Turns out, I've been writing fantastical mysteries with elements of paranormal. Siren Suicides at its core is a mystery that tried to be horror. Rosehead is a mystery that didn't have time to turn to horror (and thank God, because that saved it from me). Irkadura graduated from mystery to horror and even graduated to suspense in places. The Badlings started out as mystery then I tried turning it into adventure and failed. TUBE also started out as mystery, then turned horror, and now I'm making it into suspense. Janna, on the other end, began as suspense and will stay as suspense.
Why did I do all this shifting and changing? I know now. I will explain.

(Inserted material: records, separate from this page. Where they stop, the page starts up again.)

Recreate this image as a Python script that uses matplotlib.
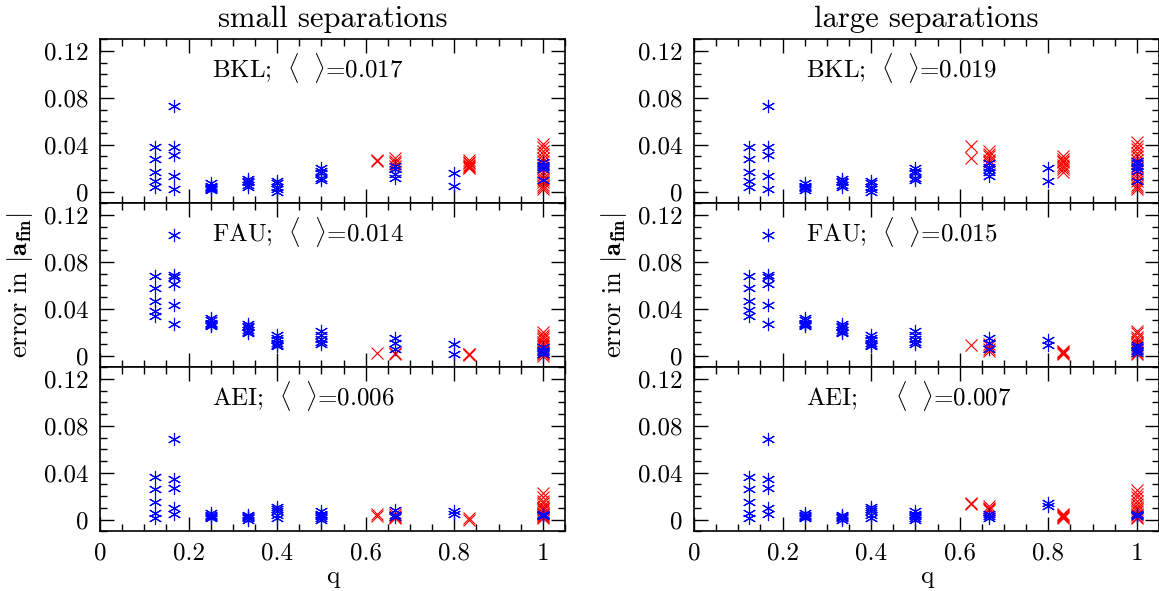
import matplotlib
matplotlib.use("Agg")
import matplotlib.pyplot as plt
from matplotlib.ticker import FixedLocator, FixedFormatter, MultipleLocator

plt.rcParams["font.family"] = "cmr10"
plt.rcParams["mathtext.fontset"] = "cm"
plt.rcParams["axes.unicode_minus"] = False

# mass ratios of the runs
Q_BLUE = [1 / 8, 1 / 6, 1 / 4, 1 / 3, 0.4, 0.5, 2 / 3, 0.8, 1.0]
Q_RED = [0.625, 2 / 3, 5 / 6, 1.0]

# ---- small separations ----
BKL_SMALL_BLUE = [
    [0.038, 0.028, 0.017, 0.009, 0.004],
    [0.073, 0.038, 0.031, 0.013, 0.002],
    [0.007, 0.005, 0.004, 0.003, 0.002, 0.001],
    [0.011, 0.009, 0.008, 0.006, 0.004],
    [0.009, 0.007, 0.004, 0.002, 0.000],
    [0.020, 0.018, 0.016, 0.012, 0.010],
    [0.022, 0.019, 0.015, 0.012],
    [0.016, 0.005],
    [0.025, 0.023, 0.022, 0.021, 0.019, 0.010],
]
BKL_SMALL_RED = [
    [0.027, 0.026],
    [0.029, 0.026, 0.024, 0.022],
    [0.027, 0.025, 0.024, 0.023, 0.022, 0.021, 0.020],
    [0.041, 0.038, 0.035, 0.032, 0.029, 0.026, 0.023, 0.020, 0.017,
     0.014, 0.012, 0.010, 0.008, 0.006, 0.004, 0.002],
]
FAU_SMALL_BLUE = [
    [0.068, 0.058, 0.047, 0.038, 0.034],
    [0.103, 0.069, 0.067, 0.061, 0.043, 0.027],
    [0.032, 0.030, 0.028, 0.027, 0.026, 0.025],
    [0.027, 0.025, 0.024, 0.022, 0.020, 0.019],
    [0.018, 0.015, 0.013, 0.011, 0.009, 0.008],
    [0.021, 0.018, 0.014, 0.012, 0.010],
    [0.015, 0.011, 0.006],
    [0.010, 0.001],
    [0.007, 0.005, 0.004, 0.003, 0.001],
]
FAU_SMALL_RED = [
    [0.002],
    [0.002, 0.001],
    [0.0015, 0.001, 0.0005],
    [0.020, 0.018, 0.016, 0.014, 0.012, 0.010, 0.008, 0.006,
     0.004, 0.003, 0.002, 0.001, 0.000],
]
AEI_SMALL_BLUE = [
    [0.036, 0.026, 0.015, 0.006, 0.001],
    [0.069, 0.035, 0.027, 0.010, 0.005],
    [0.006, 0.004, 0.003, 0.002, 0.001],
    [0.004, 0.003, 0.002, 0.001, 0.000],
    [0.011, 0.009, 0.007, 0.004, 0.001],
    [0.007, 0.005, 0.004, 0.003, 0.001, 0.000],
    [0.008, 0.004, 0.002],
    [0.007, 0.005],
    [0.005, 0.004, 0.004, 0.003],
]
AEI_SMALL_RED = [
    [0.005, 0.003],
    [0.005, 0.003, 0.002, 0.001],
    [0.001, 0.000],
    [0.023, 0.019, 0.016, 0.014, 0.012, 0.010, 0.009, 0.008, 0.006,
     0.005, 0.004, 0.003, 0.002, 0.001],
]

# ---- large separations ----
BKL_LARGE_BLUE = [
    [0.038, 0.028, 0.017, 0.009, 0.004],
    [0.073, 0.038, 0.031, 0.013, 0.002],
    [0.007, 0.005, 0.004, 0.003, 0.001],
    [0.011, 0.009, 0.008, 0.006, 0.004],
    [0.009, 0.007, 0.004, 0.002, 0.000],
    [0.020, 0.018, 0.016, 0.012, 0.010],
    [0.024, 0.021, 0.019, 0.017, 0.013],
    [0.020, 0.009],
    [0.026, 0.024, 0.022, 0.020, 0.018, 0.009],
]
BKL_LARGE_RED = [
    [0.039, 0.029],
    [0.035, 0.032, 0.030, 0.027, 0.025],
    [0.030, 0.028, 0.026, 0.025, 0.023, 0.021, 0.019, 0.017],
    [0.042, 0.039, 0.036, 0.033, 0.030, 0.027, 0.024, 0.021, 0.018,
     0.015, 0.012, 0.009, 0.006, 0.004, 0.002],
]
FAU_LARGE_BLUE = [
    [0.068, 0.058, 0.047, 0.039, 0.034],
    [0.103, 0.069, 0.067, 0.061, 0.043, 0.027],
    [0.032, 0.030, 0.028, 0.027, 0.026, 0.025],
    [0.027, 0.025, 0.024, 0.022, 0.020, 0.019],
    [0.018, 0.015, 0.013, 0.011, 0.009, 0.008],
    [0.021, 0.018, 0.014, 0.012, 0.010],
    [0.015, 0.011, 0.006],
    [0.013, 0.009],
    [0.009, 0.007, 0.005, 0.004, 0.002],
]
FAU_LARGE_RED = [
    [0.009],
    [0.010, 0.008, 0.006, 0.004],
    [0.004, 0.003, 0.002, 0.001],
    [0.021, 0.019, 0.016, 0.014, 0.012, 0.010, 0.008, 0.006,
     0.004, 0.002, 0.001],
]
AEI_LARGE_BLUE = [
    [0.036, 0.026, 0.015, 0.006, 0.001],
    [0.069, 0.035, 0.027, 0.010, 0.005],
    [0.006, 0.004, 0.003, 0.002, 0.001],
    [0.004, 0.003, 0.002, 0.001, 0.000],
    [0.011, 0.009, 0.007, 0.004, 0.001],
    [0.007, 0.005, 0.004, 0.003, 0.001, 0.000],
    [0.005, 0.003, 0.001],
    [0.014, 0.012],
    [0.005, 0.004, 0.004, 0.003],
]
AEI_LARGE_RED = [
    [0.014, 0.013],
    [0.012, 0.010, 0.009, 0.008],
    [0.005, 0.004, 0.003, 0.002, 0.001],
    [0.025, 0.022, 0.019, 0.016, 0.013, 0.011, 0.009, 0.007, 0.005,
     0.004, 0.002, 0.001],
]

CODES = ["BKL", "FAU", "AEI"]
MEANS_SMALL = ["0.017", "0.014", "0.006"]
MEANS_LARGE = ["0.019", "0.015", "0.007"]
SMALL_BLUE = [BKL_SMALL_BLUE, FAU_SMALL_BLUE, AEI_SMALL_BLUE]
SMALL_RED = [BKL_SMALL_RED, FAU_SMALL_RED, AEI_SMALL_RED]
LARGE_BLUE = [BKL_LARGE_BLUE, FAU_LARGE_BLUE, AEI_LARGE_BLUE]
LARGE_RED = [BKL_LARGE_RED, FAU_LARGE_RED, AEI_LARGE_RED]

YTICKS = [0, 0.04, 0.08, 0.12]
YTICK_LABELS = ["0", "0.04", "0.08", "0.12"]
XTICKS = [0, 0.2, 0.4, 0.6, 0.8, 1.0]
XTICK_LABELS = ["0", "0.2", "0.4", "0.6", "0.8", "1"]

STAR = (6, 2, 0)


def style_axis(ax, bottom):
    ax.set_xlim(0, 1.05)
    ax.set_ylim(-0.01, 0.13)
    ax.yaxis.set_major_locator(FixedLocator(YTICKS))
    ax.yaxis.set_major_formatter(FixedFormatter(YTICK_LABELS))
    ax.yaxis.set_minor_locator(MultipleLocator(0.01))
    ax.xaxis.set_major_locator(FixedLocator(XTICKS))
    ax.xaxis.set_minor_locator(MultipleLocator(0.05))
    if bottom:
        ax.xaxis.set_major_formatter(FixedFormatter(XTICK_LABELS))
        ax.set_xlabel("q", fontsize=18, labelpad=1)
    else:
        ax.xaxis.set_major_formatter(FixedFormatter([""] * len(XTICKS)))
    ax.tick_params(which="both", direction="in", top=True, right=True,
                   width=1.0, labelsize=18)
    ax.tick_params(which="major", length=10, pad=8)
    ax.tick_params(which="minor", length=5)
    for s in ax.spines.values():
        s.set_linewidth(1.2)


def draw_column(axes, blue_sets, red_sets, means, title, gap):
    for i, ax in enumerate(axes):
        for q, vals in zip(Q_RED, red_sets[i]):
            ax.plot([q] * len(vals), vals, ls="none", marker="x", ms=8,
                    mec="red", mew=0.8)
        for q, vals in zip(Q_BLUE, blue_sets[i]):
            ax.plot([q] * len(vals), vals, ls="none", marker=STAR, ms=9.5,
                    mec="blue", mew=0.8)
        sep = gap if i == 2 else "\\ "
        ax.text(0.24, 0.825,
                CODES[i] + r"; $" + sep + r"\langle\ \ \rangle$=" + means[i],
                transform=ax.transAxes, fontsize=18, ha="left", va="center")
        style_axis(ax, bottom=(i == 2))
    axes[0].set_title(title, fontsize=22, pad=9)
    axes[1].set_ylabel(r"error in $|\mathbf{a}_{\mathbf{fin}}|$", fontsize=19,
                       labelpad=7)


fig = plt.figure(figsize=(11.59, 5.91), dpi=100)
W = 465 / 1159
H = 164 / 591
bottoms = [1 - 203.3 / 591, 1 - 367.3 / 591, 1 - 531.3 / 591]

left_axes = [fig.add_axes([100 / 1159, b, W, H]) for b in bottoms]
right_axes = [fig.add_axes([694 / 1159, b, W, H]) for b in bottoms]

draw_column(left_axes, SMALL_BLUE, SMALL_RED, MEANS_SMALL,
            "small separations", "\\ ")
draw_column(right_axes, LARGE_BLUE, LARGE_RED, MEANS_LARGE,
            "large separations", "\\ \\ \\ \\ ")

fig.savefig("out.png", dpi=100)
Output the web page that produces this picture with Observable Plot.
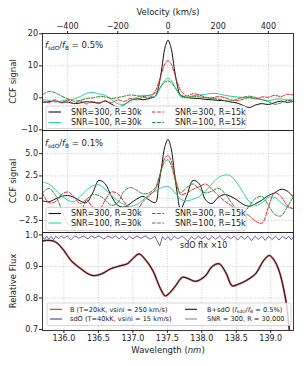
<!DOCTYPE html>
<html><head><meta charset="utf-8">
<script src="https://cdn.jsdelivr.net/npm/d3@7"></script>
<script src="https://cdn.jsdelivr.net/npm/@observablehq/plot@0.6"></script>
<style>
body{margin:0;background:#fff;}
#fig{position:relative;width:304px;height:366px;overflow:hidden;background:#fff;}
</style></head><body><div id="fig"></div><script>
// ---------- data ----------
const vel = [-500,-475,-450,-425,-400,-375,-350,-325,-300,-275,-250,-225,-200,-175,-150,-125,-100,-75,-50,
  -37.5,-25,-12.5,0,12.5,25,37.5,
  50,75,100,125,150,175,200,225,250,275,300,325,350,375,400,425,450,475,500];
// panel 1 : f_sdO/f_B = 0.5%
const p1Snr300R30 = [-1.5,-1.2,-1.0,-1.4,-1.3,-1.8,-1.6,-1.2,-1.4,-1.6,-1.0,-2.0,-2.8,-2.2,-0.8,-0.3,-0.6,-0.2,0.6,
  3.5,9.0,15.5,18.0,15.5,9.2,3.8,
  0.8,0.1,-0.1,-0.2,-0.5,-0.6,-0.8,-0.9,-1.3,-1.6,-2.4,-3.0,-2.2,-1.8,-2.1,-1.5,-1.0,-1.4,-1.1];
const p1Snr100R30 = [-0.5,-0.8,-1.3,-1.0,-0.6,-0.4,0.4,1.4,1.7,1.2,0.8,-0.6,-1.8,-2.0,-1.0,0.1,0.8,0.6,0.5,
  2.0,3.9,5.5,6.1,5.4,3.8,1.9,
  0.4,0.0,0.6,0.9,1.1,1.4,1.3,0.8,0.5,0.3,0.1,-0.1,-0.3,-0.6,-0.9,-0.5,-0.3,-0.6,-0.4];
const p1Snr300R15 = [-0.8,-1.5,-0.6,-1.6,-0.7,-1.8,-1.0,-1.9,-1.1,-1.8,-0.9,-1.5,-0.6,-1.1,-0.2,-0.6,0.2,0.0,2.2,
  4.8,7.8,10.6,11.6,10.6,7.8,4.8,
  2.4,0.6,1.3,0.9,0.2,0.0,0.4,0.1,-0.6,-0.9,-0.4,0.2,-0.3,0.3,0.2,0.8,0.4,1.1,0.9];
const p1Snr100R15 = [1.0,2.0,1.6,0.6,-0.3,-1.0,-0.8,-0.2,0.0,0.4,0.3,-0.2,0.1,0.5,0.9,0.7,0.4,0.8,1.6,
  2.6,3.9,4.9,5.3,4.8,3.6,2.2,
  1.0,0.2,0.5,0.3,0.0,-0.2,-0.4,-0.8,-1.0,-0.4,0.2,0.5,0.1,-0.6,-1.2,-2.0,-1.6,-0.8,-1.0];
// panel 2 : f_sdO/f_B = 0.1%
const p2Snr300R30 = [-0.3,-0.4,-0.1,0.2,0.3,0.1,-0.3,-0.5,0.6,2.0,1.6,0.2,-0.8,-1.0,-0.6,-0.1,0.2,-0.2,-0.5,
  1.4,3.6,5.8,6.6,5.6,3.0,0.4,
  -1.2,0.3,2.0,1.6,-0.2,-0.6,0.1,0.4,0.2,-0.2,-0.7,-0.9,-0.6,-0.2,0.3,0.6,1.0,0.8,0.1];
const p2Snr100R30 = [1.8,1.6,1.0,0.3,-0.2,-0.4,0.2,0.9,1.4,1.5,1.0,0.3,-0.3,-0.7,-0.9,-0.7,-0.2,0.4,0.8,
  1.0,1.2,1.3,1.3,1.1,0.7,0.3,
  -0.1,-0.3,-0.1,0.2,0.8,1.6,2.3,2.6,2.5,1.7,0.6,-0.4,-0.8,-0.5,0.1,0.1,-0.5,-1.0,-1.2];
const p2Snr300R15 = [0.6,-0.5,-0.4,0.4,0.7,0.2,-0.6,-0.2,-1.0,-1.3,-0.2,0.7,0.5,-0.4,-1.2,-1.3,-0.4,0.3,1.0,
  2.0,3.4,4.5,4.8,4.2,2.8,1.4,
  0.4,0.6,1.0,1.3,1.6,1.0,0.3,-0.3,-0.8,-1.2,-1.6,-2.0,-2.6,-2.8,-1.0,0.6,0.2,-0.8,-1.2];
const p2Snr100R15 = [0.6,1.1,0.4,-1.2,-2.8,-3.4,-1.8,-0.2,0.4,0.3,-0.2,-0.8,-0.5,0.8,1.2,0.9,0.5,0.6,1.2,
  2.2,3.3,4.1,4.3,3.7,2.4,1.2,
  0.6,1.2,1.6,1.0,0.6,0.8,1.1,0.6,-0.4,-1.2,-1.6,-0.8,0.0,0.2,-0.8,-1.8,-2.0,-1.0,0.2];
// panel 3 : spectra
const bWl   = [135.69,135.75,135.83,135.90,136.00,136.10,136.24,136.35,136.43,136.55,136.68,136.83,136.92,137.00,137.09,137.17,137.29,137.40,137.47,137.55,137.62,137.72,137.80,137.91,138.05,138.15,138.25,138.35,138.44,138.52,138.64,138.78,138.90,138.98,139.05,139.12,139.22,139.27,139.34];
const bFlux = [0.981,0.983,0.982,0.975,0.951,0.920,0.894,0.877,0.871,0.877,0.893,0.903,0.909,0.925,0.940,0.925,0.887,0.830,0.807,0.820,0.839,0.866,0.862,0.853,0.870,0.900,0.909,0.880,0.839,0.843,0.855,0.877,0.920,0.935,0.920,0.887,0.791,0.700,0.570];
const sdoWl = [135.69,135.72,135.75,135.78,135.815,135.85,135.885,135.92,135.96,136.00,136.05,136.10,136.16,136.22,136.28,136.35,136.40,136.45,136.51,136.58,136.64,136.70,136.75,136.80,136.85,136.90,136.95,137.00,137.06,137.12,137.18,137.25,137.32,137.39,137.43,137.47,137.51,137.55,137.60,137.65,137.72,137.80,137.85,137.90,137.95,138.00,138.05,138.10,138.15,138.20,138.26,138.32,138.37,138.42,138.47,138.52,138.57,138.62,138.67,138.72,138.77,138.82,138.87,138.92,138.97,139.02,139.07,139.12,139.17,139.22,139.26,139.30,139.33];
const sdoFlux = [0.995,0.986,0.996,0.987,0.996,0.985,0.996,0.988,0.997,0.990,0.997,0.985,0.997,0.990,0.997,0.988,0.997,0.991,0.997,0.987,0.997,0.990,0.997,0.988,0.996,0.984,0.996,0.988,0.997,0.989,0.997,0.987,0.996,0.965,0.995,0.985,0.995,0.983,0.996,0.988,0.996,0.980,0.995,0.986,0.996,0.988,0.996,0.984,0.996,0.987,0.996,0.983,0.996,0.988,0.996,0.984,0.996,0.987,0.996,0.982,0.996,0.986,0.996,0.983,0.996,0.986,0.996,0.984,0.996,0.987,0.996,0.985,0.995];
const velTicks = [-400,-200,0,200,400];
const ccf1Ticks = [-10,0,10,20];
const ccf2Ticks = [-2.5,0,2.5,5];
const fluxTicks = [0.7,0.8,0.9,1.0];
const wlTicks = [136,136.5,137,137.5,138,138.5,139];

// ---------- helpers ----------
const minus = s => s.replace("-", "\u2212");
const f0 = d => minus(String(d));
const f1 = d => minus(d.toFixed(1));
const rows = (xs, ys) => xs.map((x, i) => ({x, y: ys[i]}));
const FONT = "DejaVu Sans";
const INK = "#222";
const gridStyle = {stroke: "#b0b0b0", strokeOpacity: 1, strokeWidth: 0.7, strokeDasharray: "1,1.6"};
const C = {black: "#111111", teal: "#2bd19c", red: "#e3262b", green: "#2e8b2e"};
const DASH = "3.6,1.6";
const ML = 42, MR = 11, W = 304;
const fig = document.getElementById("fig");
function place(svg, top) {
  svg.style.position = "absolute"; svg.style.left = "0px"; svg.style.top = top + "px";
  fig.appendChild(svg);
}
const svgStyle = {background: "transparent", overflow: "visible", fontFamily: FONT, fontSize: "8px", color: INK};

function ccfLines(s1, s2, s3, s4) {
  const o = {x: "x", y: "y", curve: "catmull-rom", clip: true, strokeWidth: 1};
  return [
    Plot.line(rows(vel, s1), {...o, stroke: C.black}),
    Plot.line(rows(vel, s2), {...o, stroke: C.teal}),
    Plot.line(rows(vel, s3), {...o, stroke: C.red, strokeDasharray: DASH}),
    Plot.line(rows(vel, s4), {...o, stroke: C.green, strokeDasharray: DASH})
  ];
}

// ---------- panel 1 ----------
place(Plot.plot({
  width: W, height: 130, marginLeft: ML, marginRight: MR, marginTop: 33, marginBottom: 0,
  style: svgStyle,
  x: {domain: [-500, 500]},
  y: {domain: [-10.2, 20.1]},
  marks: [
    Plot.gridX(velTicks, gridStyle),
    Plot.gridY([0, 10], gridStyle),
    ...ccfLines(p1Snr300R30, p1Snr100R30, p1Snr300R15, p1Snr100R15),
    Plot.frame({stroke: INK, strokeWidth: 0.9}),
    Plot.axisX({anchor: "top", ticks: velTicks, tickFormat: f0, tickSize: 3, tickPadding: 1.5, label: null}),
    Plot.axisY({ticks: ccf1Ticks, tickFormat: f0, tickSize: 3, tickPadding: 1.5, label: null})
  ]
}), 0);

// ---------- panel 2 ----------
place(Plot.plot({
  width: W, height: 102, marginLeft: ML, marginRight: MR, marginTop: 0, marginBottom: 0,
  style: svgStyle,
  x: {domain: [-500, 500], axis: null},
  y: {domain: [-3.85, 7.6]},
  marks: [
    Plot.gridX(velTicks, gridStyle),
    Plot.gridY(ccf2Ticks, gridStyle),
    ...ccfLines(p2Snr300R30, p2Snr100R30, p2Snr300R15, p2Snr100R15),
    Plot.frame({stroke: INK, strokeWidth: 0.9}),
    Plot.axisY({ticks: ccf2Ticks, tickFormat: f1, tickSize: 3, tickPadding: 1.5, label: null})
  ]
}), 130);

// ---------- panel 3 ----------
const bRows = rows(bWl, bFlux);
place(Plot.plot({
  width: W, height: 134, marginLeft: ML, marginRight: MR, marginTop: 0, marginBottom: 36,
  style: svgStyle,
  x: {domain: [135.69, 139.33]},
  y: {domain: [0.697, 1.008]},
  marks: [
    Plot.gridX(wlTicks, gridStyle),
    Plot.gridY([0.8, 0.9, 1.0], gridStyle),
    Plot.line(rows(sdoWl, sdoFlux), {x: "x", y: "y", stroke: "#483d8b", strokeWidth: 0.8, clip: true}),
    Plot.line(bRows, {x: "x", y: "y", curve: "catmull-rom", stroke: "#8a8a8a", strokeOpacity: 0.6, strokeWidth: 2.4, clip: true}),
    Plot.line(bRows, {x: "x", y: "y", curve: "catmull-rom", stroke: "#d62728", strokeWidth: 1.2, clip: true}),
    Plot.line(bRows, {x: "x", y: "y", curve: "catmull-rom", stroke: "#201010", strokeWidth: 0.9, clip: true}),
    Plot.frame({stroke: INK, strokeWidth: 0.9}),
    Plot.axisX({ticks: wlTicks, tickFormat: f1, tickSize: 3, tickPadding: 1.5, label: null}),
    Plot.axisY({ticks: fluxTicks, tickFormat: f1, tickSize: 3, tickPadding: 1.5, label: null})
  ]
}), 232);

// ---------- text, labels, legends ----------
const NS = "http://www.w3.org/2000/svg";
const ov = document.createElementNS(NS, "svg");
ov.setAttribute("width", 304); ov.setAttribute("height", 366);
ov.style.position = "absolute"; ov.style.left = "0px"; ov.style.top = "0px";
ov.setAttribute("font-family", FONT); ov.setAttribute("fill", INK);
const ratio = (pct, fs) => {
  const s = fs * 0.68;
  return `<tspan font-style="italic">f</tspan><tspan font-size="${s}" dy="${fs*0.22}">sdO</tspan><tspan dy="${-fs*0.22}">/</tspan><tspan font-style="italic">f</tspan><tspan font-size="${s}" dy="${fs*0.22}">B</tspan><tspan dy="${-fs*0.22}"> = ${pct}</tspan>`;
};
function legend(box, fs, cols, rowsY, entries) {
  let s = `<rect x="${box[0]}" y="${box[1]}" width="${box[2]}" height="${box[3]}" rx="2" fill="#fff" fill-opacity="0.8" stroke="#cccccc" stroke-width="0.8"/>`;
  entries.forEach((e, i) => {
    const c = cols[Math.floor(i / 2)], y = rowsY[i % 2];
    s += `<line x1="${c[0]}" x2="${c[1]}" y1="${y}" y2="${y}" stroke="${e.color}" stroke-width="1.1" ${e.dash ? `stroke-dasharray="${e.dash}"` : ""}/>`;
    s += `<text x="${c[2]}" y="${y}" dy="0.35em" font-size="${fs}">${e.label}</text>`;
  });
  return s;
}
const ccfEntries = [
  {color: C.black, label: "SNR=300, R=30k"},
  {color: C.teal, label: "SNR=100, R=30k"},
  {color: C.red, dash: DASH, label: "SNR=300, R=15k"},
  {color: C.green, dash: DASH, label: "SNR=100, R=15k"}
];
const specEntries = [
  {color: "#d62728", label: "B (T=20kK, vsini = 250 km/s)"},
  {color: "#483d8b", label: "sdO (T=40kK, vsini = 15 km/s)"},
  {color: "#201010", label: "B+sdO (" + ratio("0.5%)", 6.6)},
  {color: "#8a8a8a", label: "SNR = 300, R = 30,000"}
];
ov.innerHTML =
  `<text x="168" y="15" font-size="8.5" text-anchor="middle">Velocity (km/s)</text>` +
  `<text transform="translate(15.5,81.5) rotate(-90)" font-size="8.5" text-anchor="middle">CCF signal</text>` +
  `<text transform="translate(15.5,181) rotate(-90)" font-size="8.5" text-anchor="middle">CCF signal</text>` +
  `<text transform="translate(15.5,281) rotate(-90)" font-size="8.5" text-anchor="middle">Relative Flux</text>` +
  `<text x="168" y="353" font-size="8.5" text-anchor="middle">Wavelength (<tspan font-style="italic">nm</tspan>)</text>` +
  `<text x="45" y="48" font-size="8.5">${ratio("0.5%", 8.5)}</text>` +
  `<text x="45" y="146" font-size="8.5">${ratio("0.1%", 8.5)}</text>` +
  `<text x="180" y="248" font-size="8">sdO flx \u00d710</text>` +
  legend([46, 106, 200, 22.5], 8, [[48.5, 61, 71], [152, 164, 175]], [112, 122.5], ccfEntries) +
  legend([46, 207.5, 200, 23], 8, [[48.5, 61, 71], [152, 164, 175]], [213.5, 223], ccfEntries) +
  legend([47, 303, 244, 22.5], 6.6, [[50, 62, 70], [185, 197, 207]], [309.3, 319], specEntries);
fig.appendChild(ov);
</script></body></html>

My assumptions are, of course, generalizations. Every book has elements of many genres. However, mystery is something where you know a bad thing has happened, but you don't know who did it and why. This is how I used to write all my first drafts, by way of discovering the story as I went, hence—mystery. Horror is where you see the bad thing happening, you get a seat in the first row. So when I tried writing pure horror from the start (TUBE), I failed because I was writing it as mystery, trying to figure it out as I went, and then I wrote myself into a corner. Now, suspense is where we know a bad thing is about to happen, we even know who will do it and how and why, and yet we read on. For suspense. This is Janna. And suspense is what I love reading most, so I guess I hit my genre. At least for now. But genre doesn't matter here as much as me dismantling my process. You see, if I continued writing mysteries like Rosehead, I'd be okay without plotting, or with minimal plotting. But I can't really write suspense if I don't know what's happening next. I HAVE TO KNOW. And that is where my frustration with TUBE came from. I read the draft and saw that it wasn't horror at all, it was a mess of scenes that tried to be scary.
This is incredible, seeing how my process works. If you haven't analyzed your own books, I highly recommend it. I'm actually going to write plot summaries for one or several of my books, to see where the holes are and what I'm good at doing naturally, and what I need to learn.
There is a huge difference in writing blindly and writing knowingly. I'm not there yet. The reason I'm so scared and disoriented and frustrated right now is because I suddenly see that I'm not there yet. I didn't see it before.
Of course, the only way out of this is forward. I shall finish the plot summary and the timeline for Janna by the beginning of next week, send it off to my writing mentor for tearing it apart, do another scrub through the plot summary for Tyubik and then start writing it. The final draft. Draft 5. What will that look like, writing while sticking to the plot? I have no idea. Wish me luck. And send me coffee. And stuff. You know, the usual.